New skyscrapers built in the area near Grand Central Terminal would be allowed to be as much as 40 percent residential under a proposal by New York’s Department of City Planning.
The recommendation is in response to Manhattan community leaders who have said a greater mix of uses would make the area more vibrant, according to a statement by the planners today. Time Warner Center and the Bloomberg LP headquarters building were cited as examples of office towers that successfully integrated housing into their designs.
“It’s been a very repeated and vocal recommendation and we would like to consider it,” said Edith Hsu-Chen, Manhattan director of the city planning department. “We heard it from the community boards, civic groups, the real estate board and elected officials.”
The change was one of several proposed for the east Midtown rezoning plan, which Mayor Michael Bloomberg has pushed to get done before his term is completed at the year’s end. The initiative would enable developers to replace obsolete office buildings with taller, up-to-date towers to help New York compete with such financial capitals as London and Shanghai, which have modernized their office stock.
The plan also allows landmarks, such as St. Patrick’s Cathedral and St. Bartholemew’s Church, to sell their air rights to developers across a broader swath of Midtown. Under the proposal, developers seeking to build on sites between about 49th and 57th streets, and Third and Fifth avenues, would be able to buy unused development rights from any properties within that area.

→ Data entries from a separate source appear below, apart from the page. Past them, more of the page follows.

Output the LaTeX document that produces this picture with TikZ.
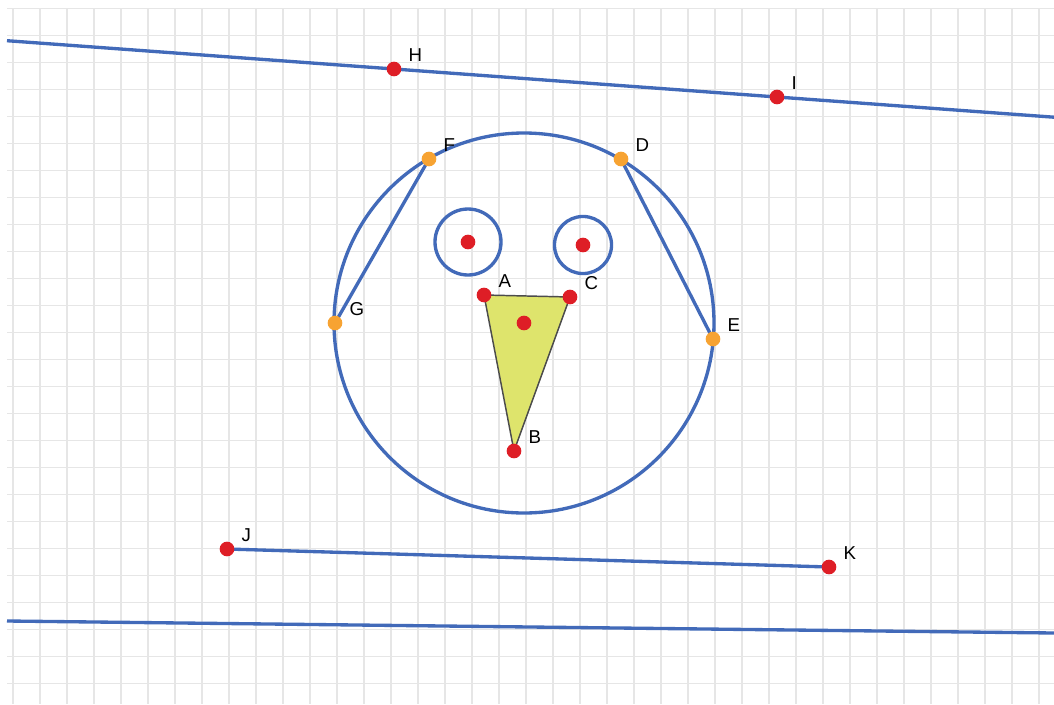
\documentclass[tikz,border=0pt]{standalone}
\usepackage{fontspec}
\setmainfont{Liberation Sans}
\usetikzlibrary{positioning}
\definecolor{lineblue}{RGB}{66,106,185}
\definecolor{dotred}{RGB}{222,30,38}
\definecolor{dotorange}{RGB}{247,163,50}
\definecolor{trifill}{RGB}{222,228,108}
\definecolor{gridgray}{RGB}{230,230,230}
\pgfdeclarelayer{bg}
\pgfsetlayers{bg,main}

\begin{document}
\begin{tikzpicture}[
    x=0.75pt, y=-0.75pt,
    pt/.style={circle, fill=dotred, inner sep=0pt, minimum size=11pt},
    ptorange/.style={pt, fill=dotorange},
    lbl/.style={font=\fontsize{14}{16}\selectfont, inner sep=1pt, text=black},
    every label/.style={lbl},
    label distance=5pt,
    seg/.style={draw=lineblue, line width=2.5pt},
    gridline/.style={draw=gridgray, line width=1.3pt},
    beak/.style={fill=trifill, draw=black!70, line width=1.1pt, line join=round}
]
    \useasboundingbox (0,0) rectangle (1054,704);

    % points
    \node[pt, label=25:H] (H) at (394,69) {};
    \node[pt, label=25:I] (I) at (777,97) {};
    \node[ptorange, label=25:F] (F) at (429,159) {};
    \node[ptorange, label=25:D] (D) at (621,159) {};
    \node[ptorange, label=25:G] (G) at (335,323) {};
    \node[ptorange, label=25:E] (E) at (713,339) {};
    \node[pt, label=25:A] (A) at (484,295) {};
    \node[pt, label=25:C] (C) at (570,297) {};
    \node[pt, label=25:B] (B) at (514,451) {};
    \node[pt] (O) at (524,323) {};
    \node[pt] (EyeL) at (468,242) {};
    \node[pt] (EyeR) at (583,245) {};
    \node[pt, label=25:J] (J) at (227,549) {};
    \node[pt, label=25:K] (K) at (829,567) {};

    % free line ends
    \coordinate (HIw) at (7,40.7);
    \coordinate (HIe) at (1054,117.2);
    \coordinate (BaseW) at (7,621);
    \coordinate (BaseE) at (1054,633);

    \begin{pgfonlayer}{bg}
        \fill[white] (0,0) rectangle (1054,704);
        % grid
        \foreach \gx in {0,...,38}
            \draw[gridline] ({13.3+27*\gx},8) -- ({13.3+27*\gx},704);
        \foreach \gy in {0,...,25}
            \draw[gridline] (7,{8.5+27*\gy}) -- (1054,{8.5+27*\gy});

        % beak
        \draw[beak] (A.center) -- (B.center) -- (C.center) -- cycle;

        % face and eyes
        \draw[seg] (O.center) circle[radius=142.5pt];
        \draw[seg] (EyeL.center) circle[radius=24.75pt];
        \draw[seg] (EyeR.center) circle[radius=21.4pt];

        % chords
        \draw[seg] (F.center) -- (G.center);
        \draw[seg] (D.center) -- (E.center);

        % lines
        \draw[seg] (HIw) -- (H.center) -- (I.center) -- (HIe);
        \draw[seg] (J.center) -- (K.center);
        \draw[seg] (BaseW) -- (BaseE);
    \end{pgfonlayer}
\end{tikzpicture}
\end{document}
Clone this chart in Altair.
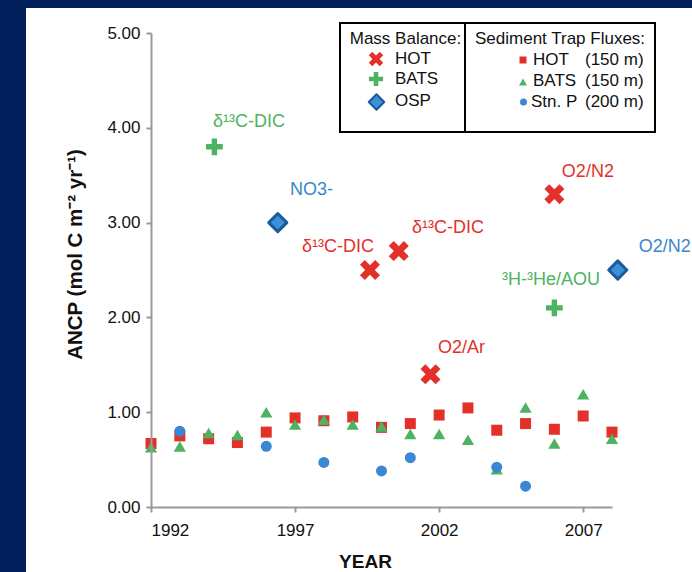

Currently they may only buy rights from adjacent properties.
Under the broader zoning plan, developers would be required to contribute to a fund that would finance improved entrances, platforms, stairways, escalators and other enhancements to the area’s streets and mass-transit network. The account, known as the District Improvement Fund, would help the area accommodate additional people working in the larger office buildings.
Residential developers would pay the fund a yet-undetermined amount for each square foot of housing they build. Construction of offices bigger than the proposed zoning limits would cost $250 a square foot.
The residential provision would apply to developers who want to build beyond certain size limits. Developers who want to make those projects more than 20 percent residential may apply for a special permit. The most housing any project could have would be 40 percent.
The zoning plan, including the proposed revisions, is slated for a public hearing on Aug. 7, the department said.